Journalists had camped outside McCain’s Sedona ranch to catch a glimpse of the high-profile guests invited over to celebrate the Memorial Day weekend amid speculation that it was actually an exercise to chose his running mate for the November presidential elections.
McCain’s campaign has denied it is such a gathering, saying it is simply a weekend among friends.
Jindal said he talked with people on Louisiana’s recovery after hurricane Katrina wrecked the state.
He said he did not know if there would be any further “social-type weekends” like this one, but did say he is planning on seeing McCain again real soon when the senator stops in Louisiana in two weeks working the campaign trail.
Earlier on Saturday, McCain and wife Cindy took Jindal and the other guests they for lunch at the nearby hotel.
The conservative Washington Times had on Saturday endorsed Jindal as the best man for the Republican ticket.

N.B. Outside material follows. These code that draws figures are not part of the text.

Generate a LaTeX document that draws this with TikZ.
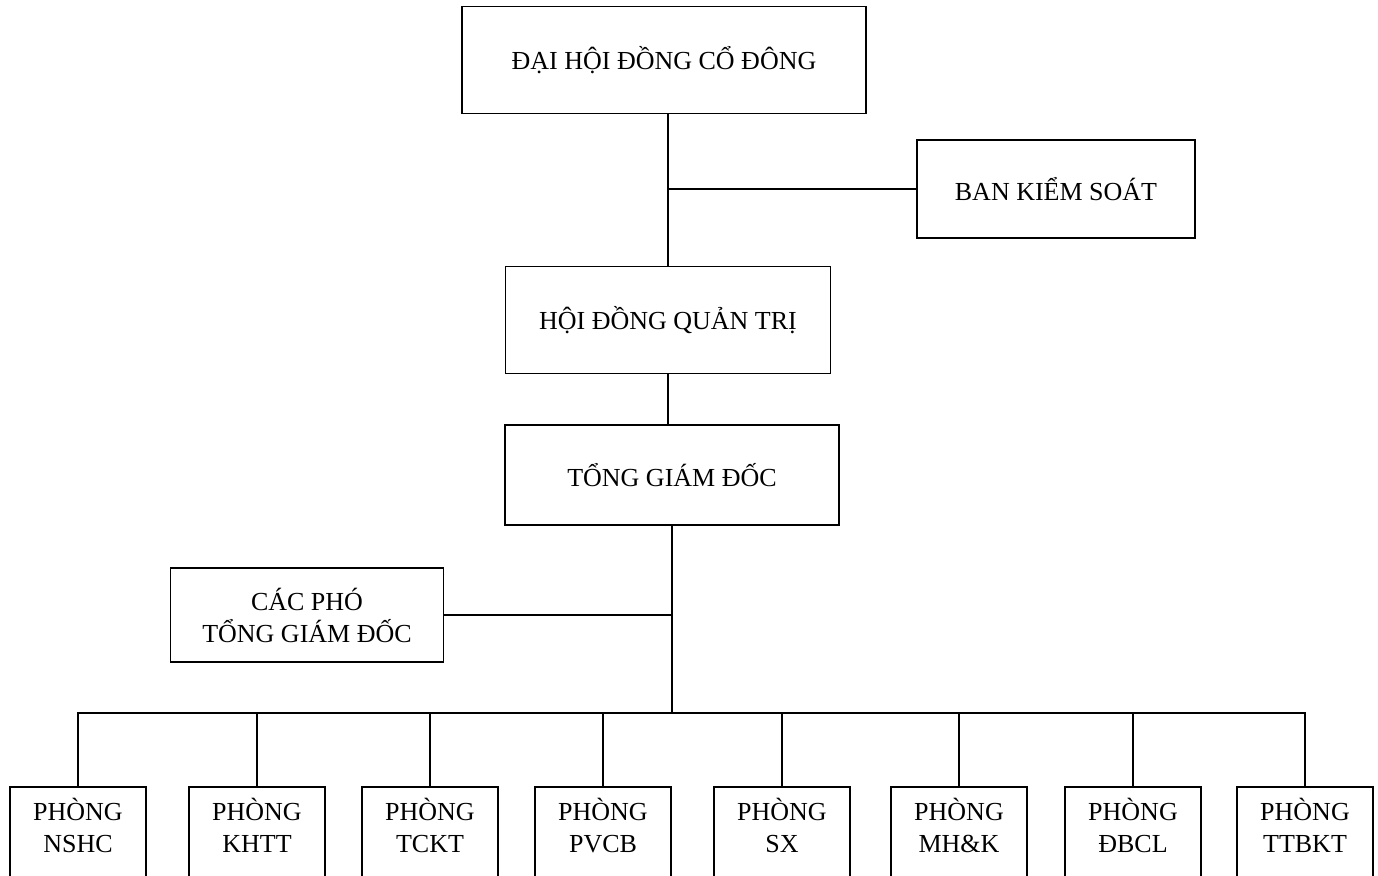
\documentclass[tikz,border=0pt]{standalone}
\usepackage{fontspec}
\setmainfont{Liberation Serif}
\usetikzlibrary{positioning, calc}

\begin{document}
\begin{tikzpicture}[x=1pt, y=-1pt,
    box/.style={draw, line width=1.5pt, align=center, inner sep=0pt, font=\fontsize{26}{32}\selectfont},
    dept/.style={box, anchor=north, minimum width=136pt, minimum height=110pt, text depth=32pt},
    link/.style={line width=1.5pt, line cap=rect}
  ]
  \useasboundingbox (0,0) rectangle (1378,875);
  \clip (0,0) rectangle (1378,875);

  % --- TOP LEVEL ---
  \node[box, minimum width=404pt, minimum height=107pt] (dhdcd) at (664,60) {ĐẠI HỘI ĐỒNG CỔ ĐÔNG};
  \node[box, minimum width=278pt, minimum height=98pt] (bks) at (1056,189) {BAN KIỂM SOÁT};
  \node[box, minimum width=325pt, minimum height=107pt] (hdqt) at (668,320) {HỘI ĐỒNG QUẢN TRỊ};
  \node[box, minimum width=334pt, minimum height=100pt] (tgd) at (672,475) {TỔNG GIÁM ĐỐC};
  \node[box, minimum width=273pt, minimum height=94pt] (pho) at (307,615) {CÁC PHÓ\\TỔNG GIÁM ĐỐC};

  \draw[link] (dhdcd.south -| hdqt.north) -- (hdqt.north);
  \draw[link] (bks.west) -- (bks.west -| hdqt.north);
  \draw[link] (hdqt.south) -- (hdqt.south |- tgd.north);

  % --- DEPARTMENTS ---
  \coordinate (bus) at (672,713);
  \draw[link] (tgd.south) -- (bus);
  \draw[link] (pho.east) -- (pho.east -| tgd.south);

  \foreach \name/\x/\txt in {nshc/78/NSHC, khtt/257/KHTT, tckt/430/TCKT, pvcb/603/PVCB,
      sx/782/SX, mhk/959/MH\&K, dbcl/1133/ĐBCL, ttbkt/1305/TTBKT} {
    \node[dept] (\name) at (\x,786) {PHÒNG\\\txt};
    \draw[link] (\name.north) -- (\name.north |- bus);
  }
  \draw[link] (nshc.north |- bus) -- (ttbkt.north |- bus);
\end{tikzpicture}
\end{document}
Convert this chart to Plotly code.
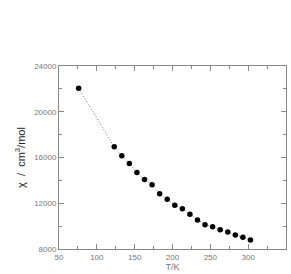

Analysts says Jindal can not only provide “diversity” to the ticket, but can also offset the age factor for 72-year-old McCain, who will be oldest first term President if elected, as he could be facing Democratic frontrunner Barack Obama, 46, who is an African American.
Jindal converted to Roman Catholicism when he was a teenager and has a conservative platform, opposing abortion and stem cell research and advocating teaching of “intelligent design” in schools as alternative theory of evolution.
“I think they have to look for a diverse candidate for vice-president, which brings up somebody like Bobby Jindal, or may be a woman — somebody that brings diversity to the ticket,” said ABC News political analyst Matthew Dowd, former chief strategist for US President George W. Bush’s 2004 campaign.